VxRail: ESXi SSH is left enabled on primary VxRail node after nightly advisory report on 7.0.45x
Summary: ESXi SSH is left enabled on the primary VxRail node after nightly advisory report on 7.0.45x.
Symptoms
This knowledge article is for customers who have security concerns if the SSH service is in an enabled state on ESXi. It is possible that the nightly VxRail advisory report check is leaving SSH in an enabled state on the primary VxRail node.
This is seen when health check sub modules are temporarily enabling TSM-SSH on the ESXi nodes simultaneously.
Scenario 1:
The health check sub component "Radar" (part of the VxRail health-checks, pre-checks, and ADC) has multiple modules that are part of its automation.
The modules in question are "vsan_disk_utilization_check" and "VxVerify" that are conflicting with each other.
Example log snippet on enabling SSH for module "vsan_disk_utilization_check":
Radar.log from VxRail Manager: 2023-06-22 00:20:52,403.403Z INFO [vsan_disk_utilization_check] Running cmd on: hst011.cwf.fr > esxcli vsan health cluster get --test=diskspace|grep % [remote_utils.py:114] shell.log from primary VxRail node: 2023-06-21T00:20:53.214Z SSH[6061650]: SSH login enabled
An example log snippet on detecting the SSH status on all nodes for VxVerify to revert its SSH status when finished:
VxVerify vxv.log from the VxRail Manager: 2023-06-22 00:20:59-INFO [host_ssh_check] SSH status for node01.domain.tld is initially enabled
Example log snippet on disabling SSH for module "vsan_disk_utilization_check"
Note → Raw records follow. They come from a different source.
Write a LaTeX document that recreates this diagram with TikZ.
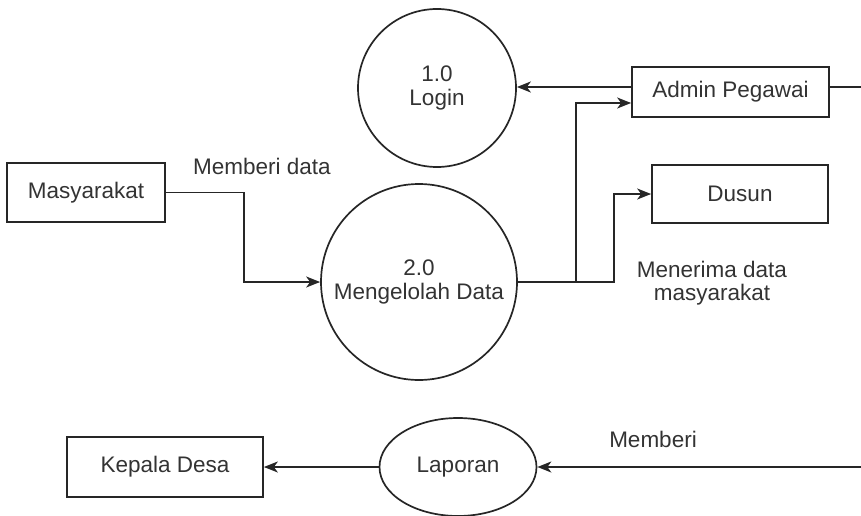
\documentclass[tikz,border=0pt]{standalone}
\usepackage{fontspec}
\setmainfont{Liberation Sans}
\usetikzlibrary{arrows.meta,shapes.geometric}
\begin{document}
\begin{tikzpicture}[x=1pt,y=-1pt,
  every node/.style={font=\fontsize{22.5}{23.5}\selectfont, text=black!80},
  ent/.style={draw=black!85, line width=1.7pt, rectangle, inner sep=0pt},
  proc/.style={draw=black!85, line width=1.7pt, circle, inner sep=0pt, align=center},
  ell/.style={draw=black!85, line width=1.7pt, ellipse, inner sep=0pt},
  link/.style={draw=black!85, line width=1.7pt},
  flow/.style={link, -{Stealth[length=14pt,width=11pt,inset=4pt]}},
  lbl/.style={align=center}]
\useasboundingbox (0,0) rectangle (861,516);
% nodes
\node[proc, minimum size=158pt] (login) at (437,88) {1.0\\Login};
\node[ent, minimum width=197pt, minimum height=50pt] (admin) at (730.5,92) {Admin Pegawai};
\node[ent, minimum width=158pt, minimum height=59pt] (mas) at (86,192.5) {Masyarakat};
\node[proc, minimum size=196pt] (proc2) at (419,282) {2.0\\Mengelolah Data};
\node[ent, minimum width=176pt, minimum height=58pt] (dusun) at (740,194) {Dusun};
\node[ell, minimum width=157pt, minimum height=98pt] (lap) at (458,467) {Laporan};
\node[ent, minimum width=196pt, minimum height=60pt] (kd) at (165,467) {Kepala Desa};
% labels
\node[lbl] (l1) at (262,166) {Memberi data};
\node[lbl] (l2) at (712,283) {Menerima data\\masyarakat};
\node[lbl] (l3) at (653,439) {Memberi};
% coordinates
\coordinate (redge1) at (861,87);
\coordinate (redge2) at (861,467);
\coordinate (split) at (576,282);
% connectors
\draw[flow] (admin.west |- redge1) -- (login.east |- redge1);
\draw[link] (admin.east |- redge1) -- (redge1);
\draw[flow] (mas.east) -- ++(78,0) |- (proc2.west);
\draw[flow] (proc2.east) -- ++(96,0) |- (dusun.west);
\draw[flow] (split) |- ([yshift=-11pt]admin.west);
\draw[flow] (redge2) -- (lap.east);
\draw[flow] (lap.west) -- (kd.east);
\end{tikzpicture}
\end{document}
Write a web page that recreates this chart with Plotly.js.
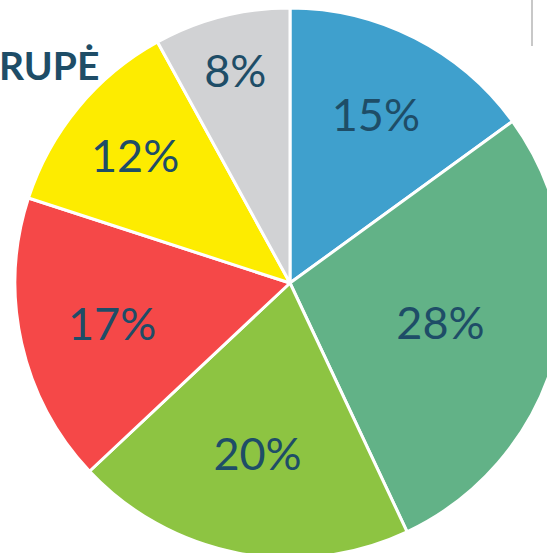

Radar.log from VxRail Manager: 2023-06-22 00:21:35,582.582Z INFO [vsan_disk_utilization_check] Host hst011.cwf.fr ran cmd. Response: b'59.53% (145196.93GB of 243916.11GB) green 170741.28 219524.50 \n',b'Could not create directory \'/home/tcserver/.ssh\'.\r\nload pubkey "/home/tcserver/.ssh/id_ shell.log from primary VxRail node: 2023-06-21T00:21:36.870Z SSH[6061853]: SSH login disabled
Scenario 2:
Run Quick boot script failed
2025-01-29T10:02:32.563Z <586bc3767ee3ca82a80f6e3ecac4b0b6> lcm [INFO] <189> NodeSSHManagementService.java enableSSHServiceWithOriginalStatusReturn() (152): SSH state: true
2025-01-29T10:02:32.563Z <586bc3767ee3ca82a80f6e3ecac4b0b6> lcm [ERROR] <189> QuickBootCompatibilityService.java runQuickbootScript() (70): get script Error
Cause
While enabling SSH, run the command and then disabling SSH for "vsan_disk_utilization_check" it would have already detected in VxVerify (before disabling SSH from vsan_disk_utilization_check) that the primary VxRail node has its SSH enabled.
At the end of the VxVerify, it tries to restore or leave the ssh in an enabled state. That was the state of the SSH service at the start of VxVerify.
Resolution
Scenario 1:
There are two ways of resolving this problem: One is to change the configuration to disable the "vsan_disk_utilization_check," and the other is to upgrade the ADC to the fixed version.
Resolution 1:
Commands to disable and validate the "vsan_disk_utilization_check" disabled state:
su to root
vxrm0:/mystic/radar # cd /mystic/radar
vxrm0:/mystic/radar # grep -i vsan_disk_utilization_check /mystic/radar/conf/profile/advisory-report.yml
- vsan_disk_utilization_check
vxrm0:/mystic/radar # cp /mystic/radar/conf/profile/advisory-report.yml /home/mystic/advisory-report.bckup
vxrm0:/mystic/radar # sed -i 's/^\( *\)- vsan_disk_utilization_check/# - vsan_disk_utilization_check/' /mystic/radar/conf/profile/advisory-report.yml
vxrm0:/mystic/radar # grep -i vsan_disk_utilization_check /mystic/radar/conf/profile/advisory-report.yml
# - vsan_disk_utilization_check
Disable and validate disabled state for ESXi TSM-SSH on all nodes.
Wait for the overnight VxRail "Advisory Report" to run and validate if the SSH is left in an SSH disabled state.
You may need to reapply this resolution again since /mystic/radar/conf/profile/advisory-report.yml will be reverted during ADC update.
Resolution 2:
See KB# https://www.dell.com/support/kbdoc/000019890 to upgrade the ADC to latest version to fix this issue.
Scenario 2:
Upgrade VxRail to 8.0.330 or later version.